## begin
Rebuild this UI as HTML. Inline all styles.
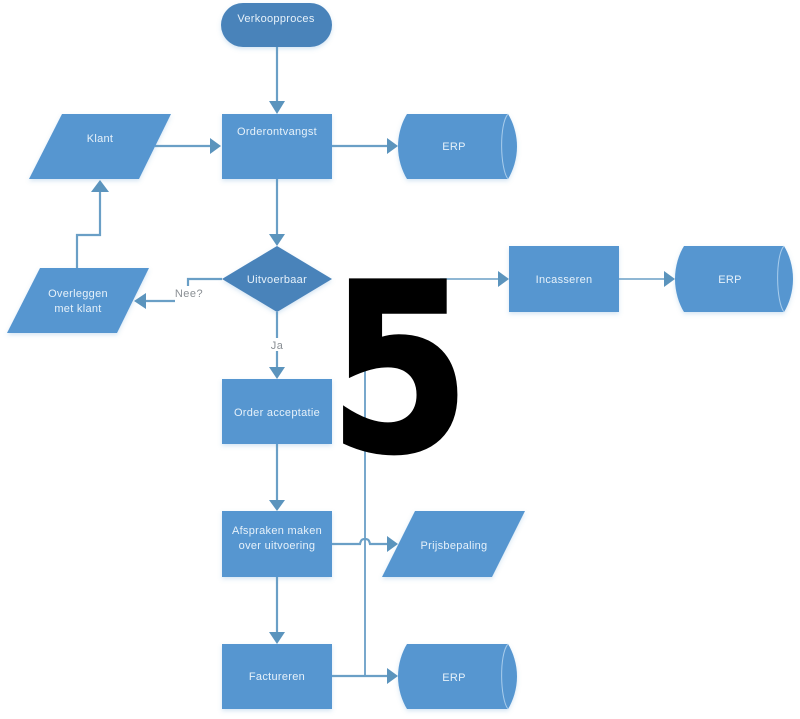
<!DOCTYPE html>
<html>
<head>
<meta charset="utf-8">
<style>
html,body{margin:0;padding:0;background:#fff;width:800px;height:719px;overflow:hidden}
svg{display:block}
.s{fill:#5696d0}
.d{fill:#4a83ba}
.l{stroke:#6a9fc6;stroke-width:2.2;fill:none}
.a{fill:#5b94bd}
.t{font-family:"Liberation Sans",sans-serif;font-size:11px;fill:#e6f1fa;text-anchor:middle;letter-spacing:.3px}
.g{font-family:"Liberation Sans",sans-serif;font-size:11px;fill:#8a8f94;text-anchor:middle;letter-spacing:.5px}
.c{fill:none;stroke:#a9cdec;stroke-width:1}
</style>
</head>
<body>
<svg width="800" height="719" viewBox="0 0 800 719" xmlns="http://www.w3.org/2000/svg">
<defs>
<filter id="b" x="-5%" y="-5%" width="110%" height="115%"><feDropShadow dx="0" dy="2" stdDeviation="2" flood-color="#5696d0" flood-opacity=".25"/></filter>
</defs>

<!-- connectors -->
<path class="l" d="M277 47V104"/>
<path class="a" d="M269 101H285L277 114Z"/>
<path class="l" d="M155 146H211"/>
<path class="a" d="M210 138V154L221 146Z"/>
<path class="l" d="M332 146H388"/>
<path class="a" d="M387 138V154L398 146Z"/>
<path class="l" d="M277 179V236"/>
<path class="a" d="M269 234H285L277 246Z"/>
<path class="l" d="M222 279H188V286"/>
<path class="l" d="M175 301H144"/>
<path class="a" d="M146 293V309L134 301Z"/>
<path class="l" d="M77 268V235H100V190"/>
<path class="a" d="M91 192H109L100 180Z"/>
<path class="l" d="M277 312V338"/>
<path class="l" d="M277 351V369"/>
<path class="a" d="M269 367H285L277 379Z"/>
<path class="l" d="M277 444V501"/>
<path class="a" d="M269 500H285L277 511Z"/>
<path class="l" d="M277 577V634"/>
<path class="a" d="M269 632H285L277 644Z"/>
<path class="l" d="M440 279H499" style="stroke-width:1.6"/>
<path class="a" d="M498 271V287L509 279Z"/>
<path class="l" d="M619 279H665" style="stroke-width:1.6"/>
<path class="a" d="M664 271V287L675 279Z"/>
<path class="l" d="M365 340V676" style="stroke-width:1.8"/>
<path class="l" d="M332 544H360C361 539 363 539 365 539C367 539 369 539 370 544H388"/>
<path class="a" d="M387 536V552L398 544Z"/>
<path class="l" d="M332 676H388"/>
<path class="a" d="M387 668V684L398 676Z"/>

<!-- nodes -->
<g filter="url(#b)">
<rect class="d" x="221" y="3" width="111" height="44" rx="22"/>
<path class="s" d="M62 114H171L139 179H29Z"/>
<rect class="s" x="222" y="114" width="110" height="65"/>
<path class="s" d="M407 114H508C513 122 517 134 517 146.500C517 159 513 171 508 179H407C402 171 398 159 398 146.500C398 134 402 122 407 114Z"/>
<path class="d" d="M277 246L332 279L277 312L222 279Z"/>
<path class="s" d="M40 268H149L117 333H7Z"/>
<rect class="s" x="222" y="379" width="110" height="65"/>
<rect class="s" x="222" y="511" width="110" height="66"/>
<rect class="s" x="222" y="644" width="110" height="65"/>
<path class="s" d="M415 511H525L492 577H382Z"/>
<path class="s" d="M407 644H508C513 652 517 664 517 676.500C517 689 513 701 508 709H407C402 701 398 689 398 676.500C398 664 402 652 407 644Z"/>
<rect class="s" x="509" y="246" width="110" height="66"/>
<path class="s" d="M684 246H784C789 254 793 266 793 279C793 292 789 304 784 312H684C679 304 675 292 675 279C675 266 679 254 684 246Z"/>
</g>
<path class="c" d="M508 114C499 124 500 169 508 179"/>
<path class="c" d="M508 644C499 654 500 699 508 709"/>
<path class="c" d="M784 246C775 256 776 302 784 312"/>

<!-- labels -->
<text class="t" x="276" y="22">Verkoopproces</text>
<text class="t" x="277" y="135">Orderontvangst</text>
<text class="t" x="100" y="142">Klant</text>
<text class="t" x="454" y="150">ERP</text>
<text class="t" x="277" y="283">Uitvoerbaar</text>
<text class="t" x="78" y="297">Overleggen</text>
<text class="t" x="78" y="312">met klant</text>
<text class="g" x="189" y="297">Nee?</text>
<text class="g" x="277" y="349">Ja</text>
<text class="t" x="277" y="416">Order acceptatie</text>
<text class="t" x="277" y="534">Afspraken maken</text>
<text class="t" x="277" y="549">over uitvoering</text>
<text class="t" x="454" y="549">Prijsbepaling</text>
<text class="t" x="277" y="680">Factureren</text>
<text class="t" x="454" y="681">ERP</text>
<text class="t" x="564" y="283">Incasseren</text>
<text class="t" x="730" y="283">ERP</text>

<text transform="translate(399.500 450.500) scale(.87 1)" x="0" y="0" font-family="'DejaVu Sans',sans-serif" font-weight="700" font-size="234" text-anchor="middle" fill="#000" stroke="#000" stroke-width="3">5</text>
</svg>
</body>
</html>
## end
Stated exercise :: Exclude every picture and copy the remaining data exactly.

Solution to this problem ::
Rebuild this UI as HTML. Inline all styles.
<!DOCTYPE html>
<html>
<head>
<meta charset="utf-8">
<style>
html,body{margin:0;padding:0;background:#fff;width:800px;height:719px;overflow:hidden}
svg{display:block}
.s{fill:#5696d0}
.d{fill:#4a83ba}
.l{stroke:#6a9fc6;stroke-width:2.2;fill:none}
.a{fill:#5b94bd}
.t{font-family:"Liberation Sans",sans-serif;font-size:11px;fill:#e6f1fa;text-anchor:middle;letter-spacing:.3px}
.g{font-family:"Liberation Sans",sans-serif;font-size:11px;fill:#8a8f94;text-anchor:middle;letter-spacing:.5px}
.c{fill:none;stroke:#a9cdec;stroke-width:1}
</style>
</head>
<body>
<svg width="800" height="719" viewBox="0 0 800 719" xmlns="http://www.w3.org/2000/svg">
<defs>
<filter id="b" x="-5%" y="-5%" width="110%" height="115%"><feDropShadow dx="0" dy="2" stdDeviation="2" flood-color="#5696d0" flood-opacity=".25"/></filter>
</defs>

<!-- connectors -->
<path class="l" d="M277 47V104"/>
<path class="a" d="M269 101H285L277 114Z"/>
<path class="l" d="M155 146H211"/>
<path class="a" d="M210 138V154L221 146Z"/>
<path class="l" d="M332 146H388"/>
<path class="a" d="M387 138V154L398 146Z"/>
<path class="l" d="M277 179V236"/>
<path class="a" d="M269 234H285L277 246Z"/>
<path class="l" d="M222 279H188V286"/>
<path class="l" d="M175 301H144"/>
<path class="a" d="M146 293V309L134 301Z"/>
<path class="l" d="M77 268V235H100V190"/>
<path class="a" d="M91 192H109L100 180Z"/>
<path class="l" d="M277 312V338"/>
<path class="l" d="M277 351V369"/>
<path class="a" d="M269 367H285L277 379Z"/>
<path class="l" d="M277 444V501"/>
<path class="a" d="M269 500H285L277 511Z"/>
<path class="l" d="M277 577V634"/>
<path class="a" d="M269 632H285L277 644Z"/>
<path class="l" d="M440 279H499" style="stroke-width:1.6"/>
<path class="a" d="M498 271V287L509 279Z"/>
<path class="l" d="M619 279H665" style="stroke-width:1.6"/>
<path class="a" d="M664 271V287L675 279Z"/>
<path class="l" d="M365 340V676" style="stroke-width:1.8"/>
<path class="l" d="M332 544H360C361 539 363 539 365 539C367 539 369 539 370 544H388"/>
<path class="a" d="M387 536V552L398 544Z"/>
<path class="l" d="M332 676H388"/>
<path class="a" d="M387 668V684L398 676Z"/>

<!-- nodes -->
<g filter="url(#b)">
<rect class="d" x="221" y="3" width="111" height="44" rx="22"/>
<path class="s" d="M62 114H171L139 179H29Z"/>
<rect class="s" x="222" y="114" width="110" height="65"/>
<path class="s" d="M407 114H508C513 122 517 134 517 146.500C517 159 513 171 508 179H407C402 171 398 159 398 146.500C398 134 402 122 407 114Z"/>
<path class="d" d="M277 246L332 279L277 312L222 279Z"/>
<path class="s" d="M40 268H149L117 333H7Z"/>
<rect class="s" x="222" y="379" width="110" height="65"/>
<rect class="s" x="222" y="511" width="110" height="66"/>
<rect class="s" x="222" y="644" width="110" height="65"/>
<path class="s" d="M415 511H525L492 577H382Z"/>
<path class="s" d="M407 644H508C513 652 517 664 517 676.500C517 689 513 701 508 709H407C402 701 398 689 398 676.500C398 664 402 652 407 644Z"/>
<rect class="s" x="509" y="246" width="110" height="66"/>
<path class="s" d="M684 246H784C789 254 793 266 793 279C793 292 789 304 784 312H684C679 304 675 292 675 279C675 266 679 254 684 246Z"/>
</g>
<path class="c" d="M508 114C499 124 500 169 508 179"/>
<path class="c" d="M508 644C499 654 500 699 508 709"/>
<path class="c" d="M784 246C775 256 776 302 784 312"/>

<!-- labels -->
<text class="t" x="276" y="22">Verkoopproces</text>
<text class="t" x="277" y="135">Orderontvangst</text>
<text class="t" x="100" y="142">Klant</text>
<text class="t" x="454" y="150">ERP</text>
<text class="t" x="277" y="283">Uitvoerbaar</text>
<text class="t" x="78" y="297">Overleggen</text>
<text class="t" x="78" y="312">met klant</text>
<text class="g" x="189" y="297">Nee?</text>
<text class="g" x="277" y="349">Ja</text>
<text class="t" x="277" y="416">Order acceptatie</text>
<text class="t" x="277" y="534">Afspraken maken</text>
<text class="t" x="277" y="549">over uitvoering</text>
<text class="t" x="454" y="549">Prijsbepaling</text>
<text class="t" x="277" y="680">Factureren</text>
<text class="t" x="454" y="681">ERP</text>
<text class="t" x="564" y="283">Incasseren</text>
<text class="t" x="730" y="283">ERP</text>

<text transform="translate(399.500 450.500) scale(.87 1)" x="0" y="0" font-family="'DejaVu Sans',sans-serif" font-weight="700" font-size="234" text-anchor="middle" fill="#000" stroke="#000" stroke-width="3">5</text>
</svg>
</body>
</html>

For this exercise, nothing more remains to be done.